REQUIRED WORK: In the listing that follows, retype every line from the first through the one containing "const axisNameY = 'PORCENTAJE';". Pictures are to be left out.

MATERIAL:
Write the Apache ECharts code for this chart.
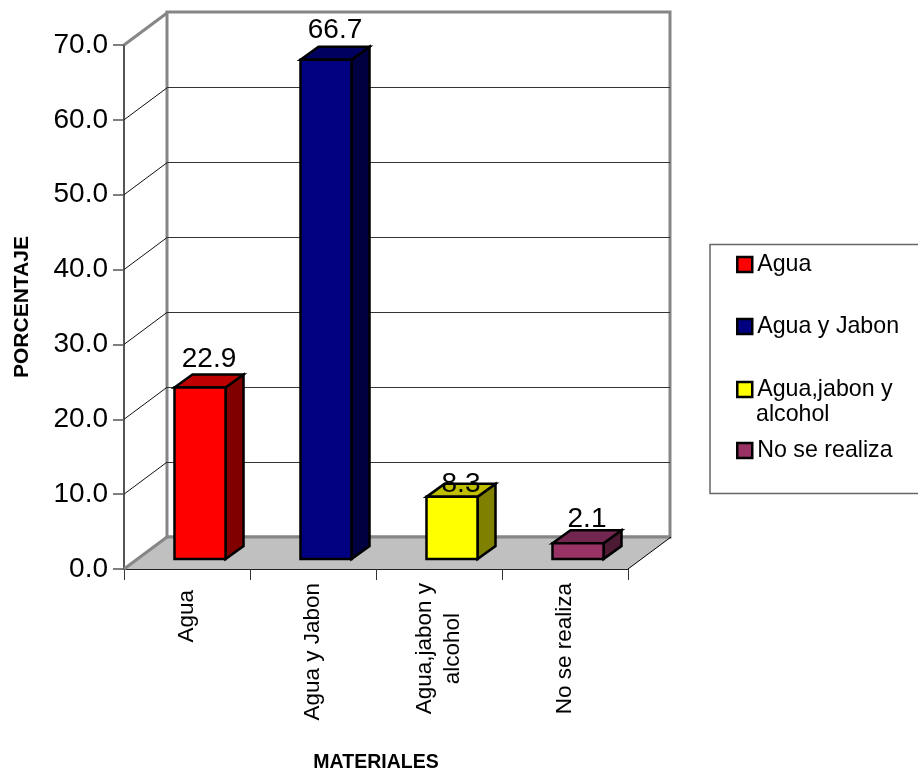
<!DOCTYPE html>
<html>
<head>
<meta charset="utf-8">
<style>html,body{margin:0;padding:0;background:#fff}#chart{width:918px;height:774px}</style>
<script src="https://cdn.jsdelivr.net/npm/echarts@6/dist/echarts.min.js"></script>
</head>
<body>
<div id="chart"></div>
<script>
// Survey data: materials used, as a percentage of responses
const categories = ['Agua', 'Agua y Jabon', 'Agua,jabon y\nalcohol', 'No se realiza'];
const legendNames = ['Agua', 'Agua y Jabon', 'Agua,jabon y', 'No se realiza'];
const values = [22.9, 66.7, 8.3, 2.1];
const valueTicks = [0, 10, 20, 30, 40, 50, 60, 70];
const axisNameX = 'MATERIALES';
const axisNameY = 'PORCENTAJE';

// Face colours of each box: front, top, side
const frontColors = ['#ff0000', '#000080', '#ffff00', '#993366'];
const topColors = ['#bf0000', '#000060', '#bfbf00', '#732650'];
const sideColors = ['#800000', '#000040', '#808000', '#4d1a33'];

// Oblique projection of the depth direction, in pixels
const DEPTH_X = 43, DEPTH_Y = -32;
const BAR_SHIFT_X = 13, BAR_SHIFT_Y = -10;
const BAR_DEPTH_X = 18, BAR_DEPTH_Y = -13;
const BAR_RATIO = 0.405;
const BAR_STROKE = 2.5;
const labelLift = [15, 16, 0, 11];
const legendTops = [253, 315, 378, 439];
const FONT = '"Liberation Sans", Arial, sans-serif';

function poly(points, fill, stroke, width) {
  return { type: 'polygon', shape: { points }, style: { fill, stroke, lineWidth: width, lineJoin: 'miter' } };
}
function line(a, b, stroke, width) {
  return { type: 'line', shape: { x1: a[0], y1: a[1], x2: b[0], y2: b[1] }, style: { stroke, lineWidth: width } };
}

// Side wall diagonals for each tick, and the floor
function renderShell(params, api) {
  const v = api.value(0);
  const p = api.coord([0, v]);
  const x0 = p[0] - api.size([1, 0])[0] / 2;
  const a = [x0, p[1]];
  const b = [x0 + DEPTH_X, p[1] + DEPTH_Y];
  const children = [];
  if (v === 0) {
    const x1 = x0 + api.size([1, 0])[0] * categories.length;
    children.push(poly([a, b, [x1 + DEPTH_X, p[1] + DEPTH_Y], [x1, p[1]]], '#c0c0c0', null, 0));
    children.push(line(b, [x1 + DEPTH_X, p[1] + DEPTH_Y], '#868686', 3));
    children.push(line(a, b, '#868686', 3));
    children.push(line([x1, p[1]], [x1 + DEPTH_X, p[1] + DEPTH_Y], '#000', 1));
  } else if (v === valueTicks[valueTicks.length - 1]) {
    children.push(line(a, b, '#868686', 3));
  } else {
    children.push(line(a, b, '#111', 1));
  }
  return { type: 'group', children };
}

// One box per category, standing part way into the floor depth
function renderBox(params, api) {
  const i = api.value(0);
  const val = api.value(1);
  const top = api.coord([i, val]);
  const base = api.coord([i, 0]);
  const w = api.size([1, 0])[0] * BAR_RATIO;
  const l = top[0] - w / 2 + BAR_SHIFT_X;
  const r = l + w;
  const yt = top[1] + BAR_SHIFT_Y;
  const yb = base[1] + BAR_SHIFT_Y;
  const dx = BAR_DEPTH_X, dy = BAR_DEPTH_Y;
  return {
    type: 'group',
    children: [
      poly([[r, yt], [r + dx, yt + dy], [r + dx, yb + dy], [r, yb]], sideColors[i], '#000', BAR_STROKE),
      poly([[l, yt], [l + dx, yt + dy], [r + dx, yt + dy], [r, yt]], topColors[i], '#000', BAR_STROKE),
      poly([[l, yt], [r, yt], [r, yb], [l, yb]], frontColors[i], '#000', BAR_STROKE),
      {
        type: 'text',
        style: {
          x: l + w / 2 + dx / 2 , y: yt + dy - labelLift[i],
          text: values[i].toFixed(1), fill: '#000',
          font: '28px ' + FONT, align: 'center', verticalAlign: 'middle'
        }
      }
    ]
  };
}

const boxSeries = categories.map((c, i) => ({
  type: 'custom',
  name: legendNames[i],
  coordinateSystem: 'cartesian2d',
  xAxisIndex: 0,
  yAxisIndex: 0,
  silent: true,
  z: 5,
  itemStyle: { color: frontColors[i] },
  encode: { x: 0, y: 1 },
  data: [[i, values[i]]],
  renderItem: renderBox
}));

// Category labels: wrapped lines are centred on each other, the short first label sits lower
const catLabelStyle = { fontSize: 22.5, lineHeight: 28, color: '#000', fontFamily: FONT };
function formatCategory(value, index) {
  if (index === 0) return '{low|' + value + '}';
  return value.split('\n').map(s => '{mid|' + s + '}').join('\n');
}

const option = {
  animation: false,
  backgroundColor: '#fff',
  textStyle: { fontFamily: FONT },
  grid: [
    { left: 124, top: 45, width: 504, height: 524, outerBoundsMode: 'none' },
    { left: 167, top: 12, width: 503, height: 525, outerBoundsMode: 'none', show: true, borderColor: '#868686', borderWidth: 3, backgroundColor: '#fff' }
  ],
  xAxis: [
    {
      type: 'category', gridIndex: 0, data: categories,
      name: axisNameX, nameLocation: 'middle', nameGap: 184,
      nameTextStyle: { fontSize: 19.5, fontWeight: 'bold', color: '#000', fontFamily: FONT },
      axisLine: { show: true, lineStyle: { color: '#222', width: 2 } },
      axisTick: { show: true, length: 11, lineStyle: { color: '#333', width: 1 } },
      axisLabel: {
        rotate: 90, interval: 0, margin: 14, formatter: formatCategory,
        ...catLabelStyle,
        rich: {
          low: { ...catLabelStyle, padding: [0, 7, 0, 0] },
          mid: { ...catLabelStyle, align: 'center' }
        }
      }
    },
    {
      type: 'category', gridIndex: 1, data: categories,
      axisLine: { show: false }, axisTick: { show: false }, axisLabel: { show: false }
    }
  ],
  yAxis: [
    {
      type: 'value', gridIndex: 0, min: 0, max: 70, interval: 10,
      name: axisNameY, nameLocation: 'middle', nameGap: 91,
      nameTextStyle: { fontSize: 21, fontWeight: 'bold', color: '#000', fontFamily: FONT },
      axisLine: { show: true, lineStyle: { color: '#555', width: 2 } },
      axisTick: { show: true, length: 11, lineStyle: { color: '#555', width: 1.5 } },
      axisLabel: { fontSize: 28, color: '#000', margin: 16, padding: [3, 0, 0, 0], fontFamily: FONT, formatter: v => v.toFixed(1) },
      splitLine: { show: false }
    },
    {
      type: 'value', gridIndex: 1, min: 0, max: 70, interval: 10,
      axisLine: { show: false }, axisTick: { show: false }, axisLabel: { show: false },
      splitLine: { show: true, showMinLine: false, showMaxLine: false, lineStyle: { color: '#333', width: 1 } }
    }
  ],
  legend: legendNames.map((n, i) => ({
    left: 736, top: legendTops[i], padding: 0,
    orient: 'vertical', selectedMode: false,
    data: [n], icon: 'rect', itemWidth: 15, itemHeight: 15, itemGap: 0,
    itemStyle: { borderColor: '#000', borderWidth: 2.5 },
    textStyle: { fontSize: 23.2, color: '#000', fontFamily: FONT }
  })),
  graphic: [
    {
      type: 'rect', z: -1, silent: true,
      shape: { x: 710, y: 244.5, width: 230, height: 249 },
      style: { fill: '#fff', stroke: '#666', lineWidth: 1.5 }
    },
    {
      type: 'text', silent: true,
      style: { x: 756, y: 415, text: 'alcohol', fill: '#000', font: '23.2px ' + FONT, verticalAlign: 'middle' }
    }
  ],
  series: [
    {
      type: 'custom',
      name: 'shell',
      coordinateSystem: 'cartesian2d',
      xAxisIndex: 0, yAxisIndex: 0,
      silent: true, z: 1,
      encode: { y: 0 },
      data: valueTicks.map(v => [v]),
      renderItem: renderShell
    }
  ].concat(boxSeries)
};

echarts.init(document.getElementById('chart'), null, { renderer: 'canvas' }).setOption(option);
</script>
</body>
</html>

CORRECT RESULT:
Write the Apache ECharts code for this chart.
<!DOCTYPE html>
<html>
<head>
<meta charset="utf-8">
<style>html,body{margin:0;padding:0;background:#fff}#chart{width:918px;height:774px}</style>
<script src="https://cdn.jsdelivr.net/npm/echarts@6/dist/echarts.min.js"></script>
</head>
<body>
<div id="chart"></div>
<script>
// Survey data: materials used, as a percentage of responses
const categories = ['Agua', 'Agua y Jabon', 'Agua,jabon y\nalcohol', 'No se realiza'];
const legendNames = ['Agua', 'Agua y Jabon', 'Agua,jabon y', 'No se realiza'];
const values = [22.9, 66.7, 8.3, 2.1];
const valueTicks = [0, 10, 20, 30, 40, 50, 60, 70];
const axisNameX = 'MATERIALES';
const axisNameY = 'PORCENTAJE';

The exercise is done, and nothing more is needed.